Happy Valentine’s Day! It’s good to be back! Thank you for sticking with me during that long stay away from the Writing Fisherman Blog. Really nothing new to tell in the fishing department as time on the water has been scarce and my luck when I do has been worse! So let me catch you up on what else I’ve been doing while away.
I finished NaNoWriMo and went into early December with most of my next novel written (34,000 words give or take). During which it has developed a sequel that slowed the process due in part to tie-ins between the books I wanted to figure out. I then took a couple of weeks away from writing to focus on family during the Holidays and my wife’s Winter break from college. Have I mentioned that I’m married to a college hottie? Wowza! I’d be remiss here if I didn’t also mention that the day after Valentines will be our Anniversary! Twenty years with my best friend, and true love, and it feels like only yesterday I was eating every meal at Dairy Queen just to get to know her.
My writing in January started slow at first but once I discovered key elements my story was missing it all began coming together. Since the end of the month, I’ve been on fire re-writing chapter after chapter. Character conflict and resolution, a story arch, new character insights, and fixing how to advance the story without giving away the end. I was seeing the light at the end of the tunnel with a current goal of March for a potential release of Nine-Mile Bridge. I’m going to do this! Then I take a earlier chapter to my writing group which I’ve missed attending for some time and that’s when I got the “bad beat.”
This is a poker term meaning you had the best hand with the cards available but are beaten when the last card falls (the River), revealing a better hand for your opponent.
It’s happened to me in Texas Hold ’em Tournaments. My worst was when my ace-high straight was beaten by a diamond flush on the River. These can’t be helped as it’s blind luck they got the card needed to beat me. The worst is when I’m so excited by what I’m holding that I don’t see what’s right in front of me. For example, I was thrilled to have pocket aces (two A’s in your hand) and a third is on the table. The rest of the cards are mostly crap, no pairs, nothing that could make a straight. When I push in my chips, my opponent smiles because I failed to realize there are three clubs on the table for their flush. Those times are the worst. When you’ve beaten yourself because you weren’t paying attention.

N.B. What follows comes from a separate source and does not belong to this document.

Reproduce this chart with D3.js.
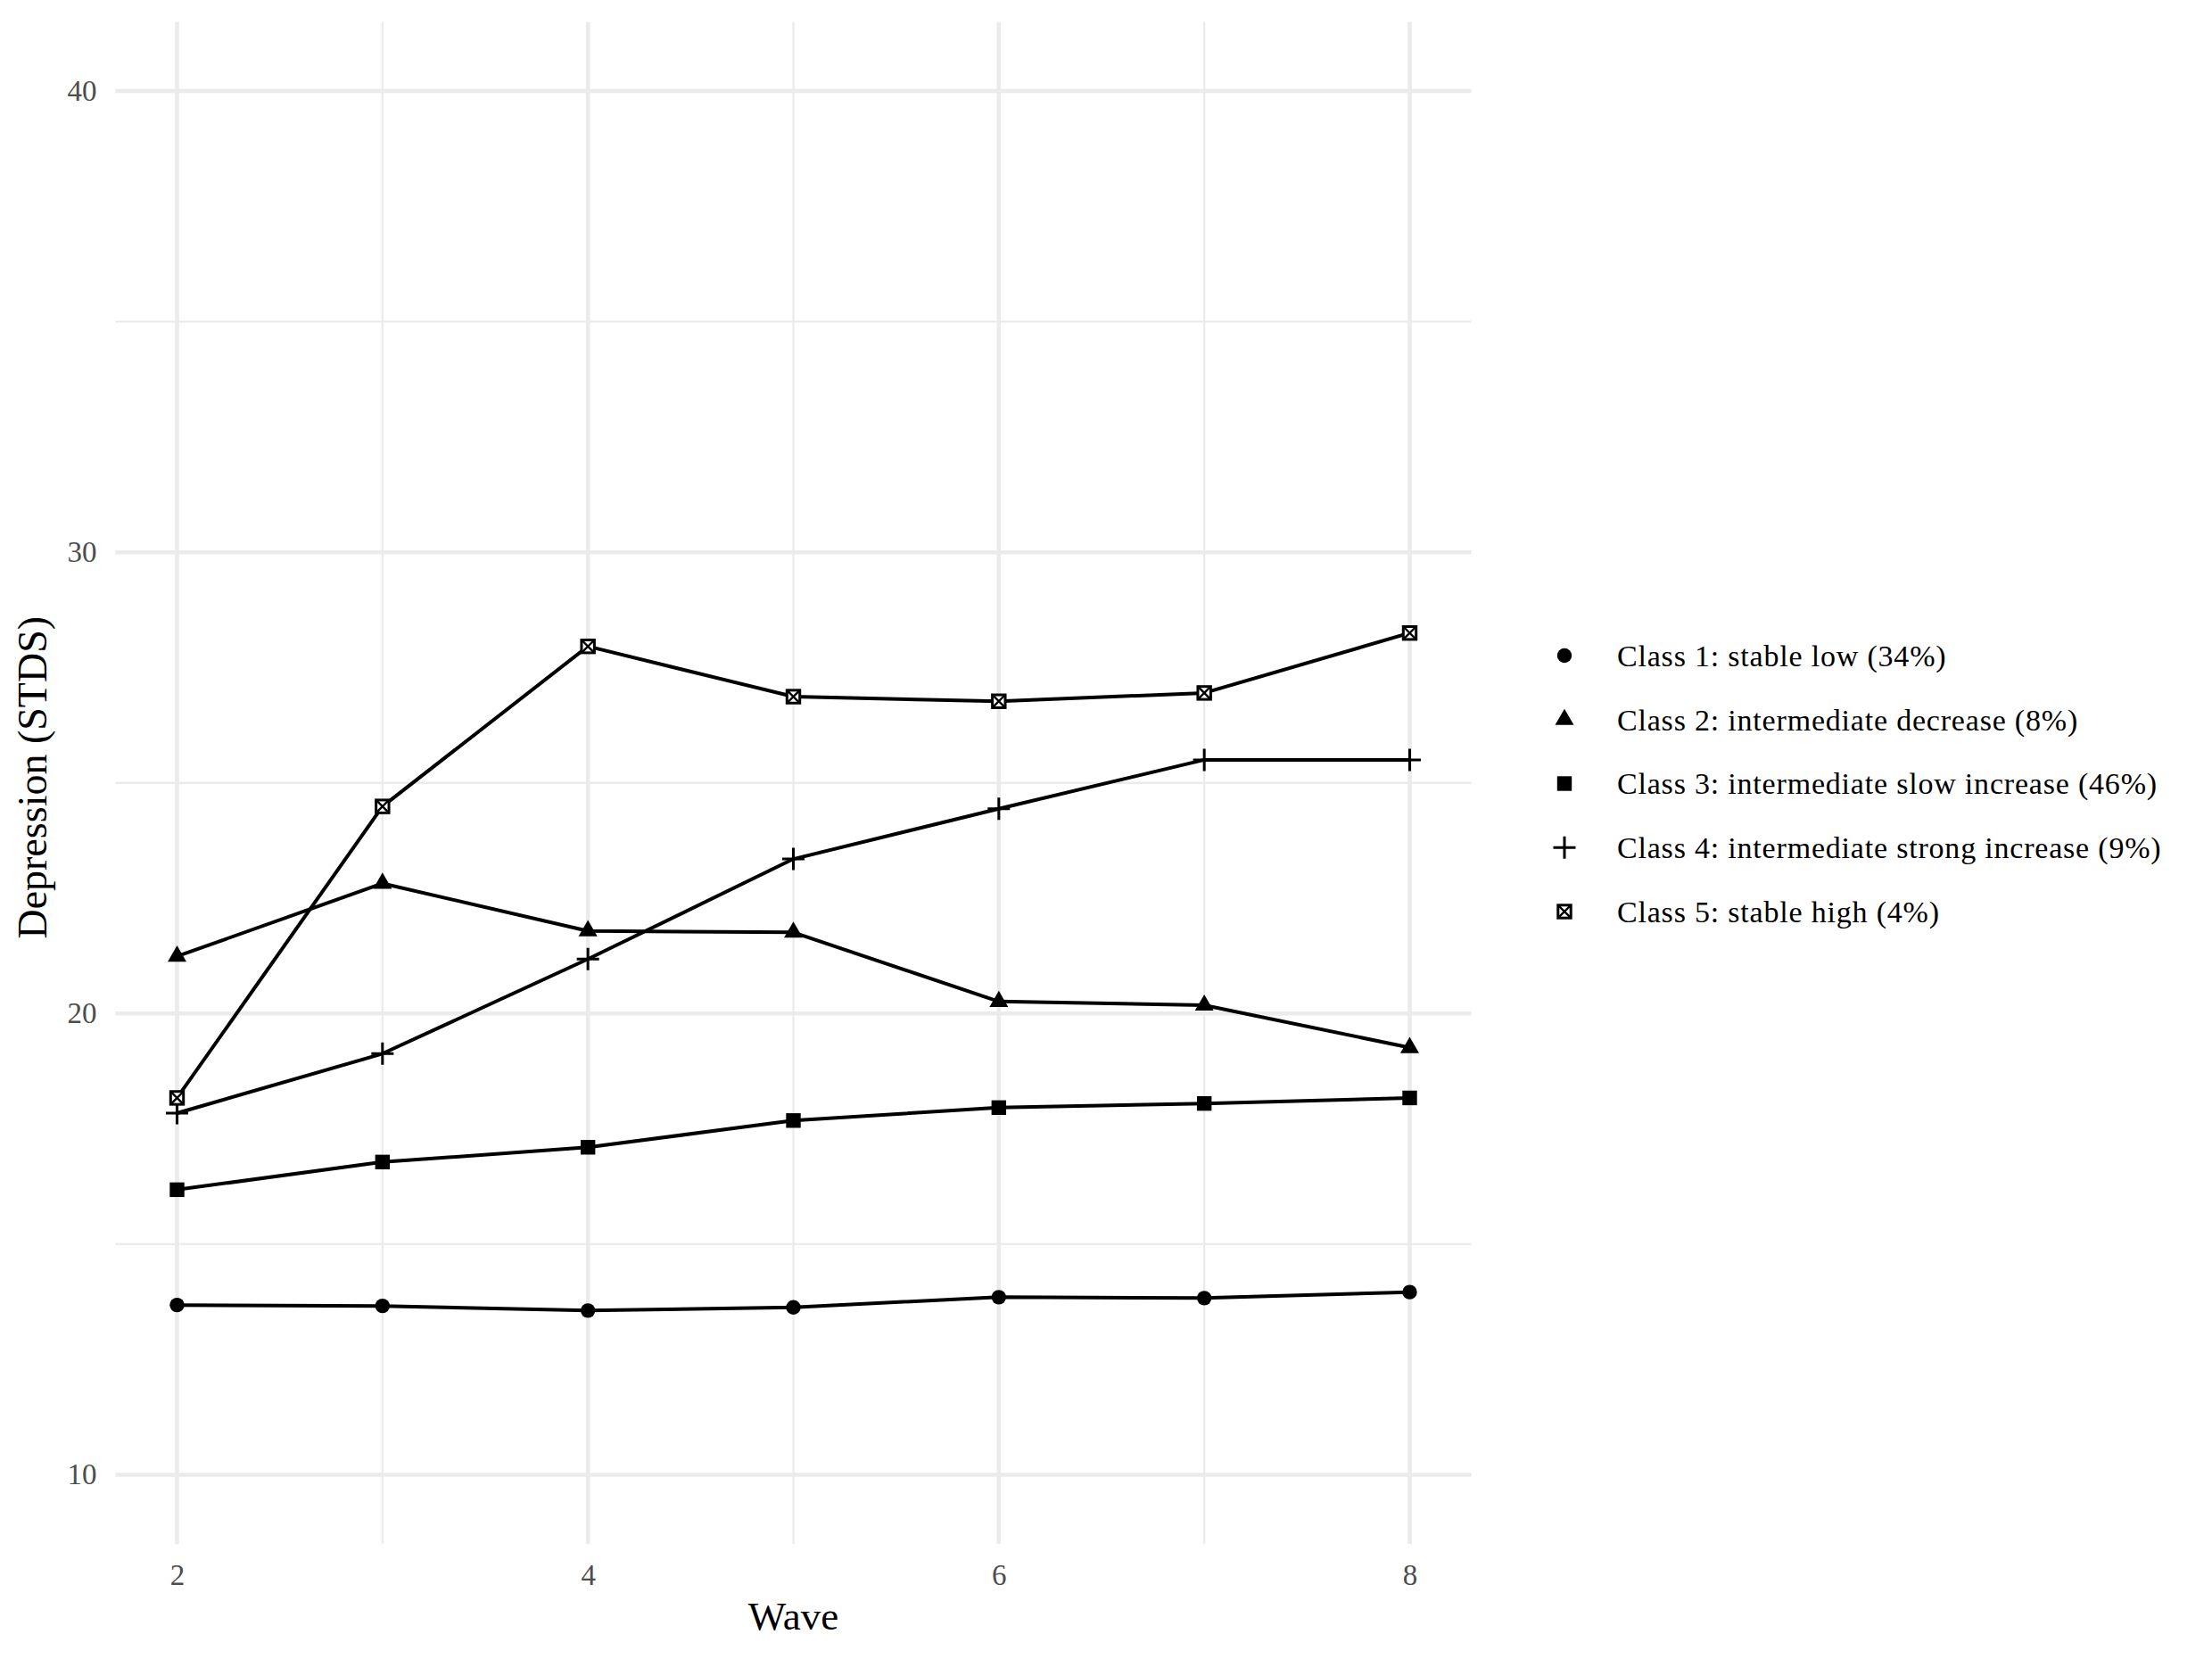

What I learned in Club that night is that, although everyone enjoyed it and spoke on my much-improvedness (my own word), there was something confusing chronologically speaking. I’d created multiple sessions of dialogue which would cover long periods of time without consideration that the world around shouldn’t be stopping. In particular my characters were discussing essential story information for hours on end at the restaurant they work at. I had them preparing for a dinner rush which, according to how I wrote it, wouldn’t have started until very late evening. That doesn’t vibe realistically with any eateries I know. I looked at other chapters and I’d done it there as well. Crap! How could I be so blind?! In trying to make my characters react realistically to each other I totally created a non-believable timeline of events without realizing it.
In the end, these mistake are going to make my story stronger through new editing and paying proper attention to the world around the characters. Namely their timeline. Thank goodness for Write It Now software which allows me to see the individual chapters so I can cut and paste scenes as needed. I’m also so very grateful for being part of a writing group that helps identify problems I could no longer see. If only my poker game came with such occasional help!
Thanks for stopping by and I’ll see you again soon!